Earth's galaxy, the Milky Way, is unleashing a mysterious plume of antimatter - the first such plume ever seen.
Extending 3,000 light years above the Milky Way's core, the newly discovered plume is sending astronomers scrambling to explain why vast quantities of antimatter are present where they weren't expected to be.
"The origin of this new and unexpected cloud is a mystery," acknowledges William Purcell, an astrophysicist at Northwestern University in Evanston, Ill., and a member of the team that announced the discovery yesterday.
Antimatter first appeared on paper in 1928 as a mathematical necessity of quantum mechanics. Five years later, physicists discovered the first antiparticle - the positron - in lab experiments.
Positrons, the antimatter counterparts of electrons, have the same mass and life span as electrons, yet carry an equal but opposite electrical charge. When the two meet, they annihilate each other in a burst of gamma radiation. This "annihilation radiation" carries a unique energy signature that serves as the tip-off that antimatter is - or was - present.
Researchers found the antimatter plume while using this radiation as a proxy for mapping the galaxy's inventory of positrons. The radiation registered on detectors aboard the Compton Gamma Ray Observatory, a NASA satellite.
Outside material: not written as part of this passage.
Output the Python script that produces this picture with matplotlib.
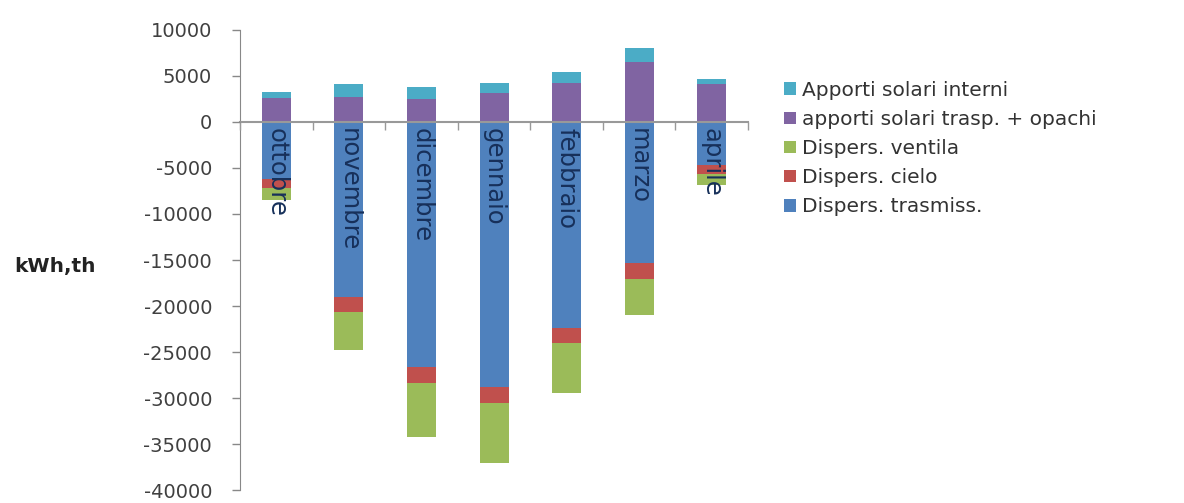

Oddly, the plume didn't have a counterpart below the nucleus. It's unusual to see a feature extending from a galaxy in only one direction, says James Kurfess, astrophysicist at the Naval Research Laboratory in Washington and lead investigator for the experiment.
The plume presents two puzzles, says Charles Dermer, also of the Naval Research Laboratory. "To have annihilation, you need a source of positrons," he says, "but you also need regular matter in sufficient density" to give the positrons something to annihilate. The Milky Way's plume extends into its halo, a region sparsely populated with matter.
He suggests that supernovas exploding at the center of the galaxy are the likely sources of the matter and antimatter in the plume. Compared with the rest of the galaxy, the nucleus is a hotbed of stellar explosions. In effect, he says, the core is acting like a volcano, sending up a plume of matter and antimatter as massive young stars end their lives in cataclysmic fashion.
Others suggest the plume has its source in a black hole known as the "Great Annihilator," which lies a mere 300 light years from the galactic center. Still others suggest that the plume may be a remnant of a fireball - the merging of two neutron stars, themselves the extremely dense remnants of stars that ended as supernovas.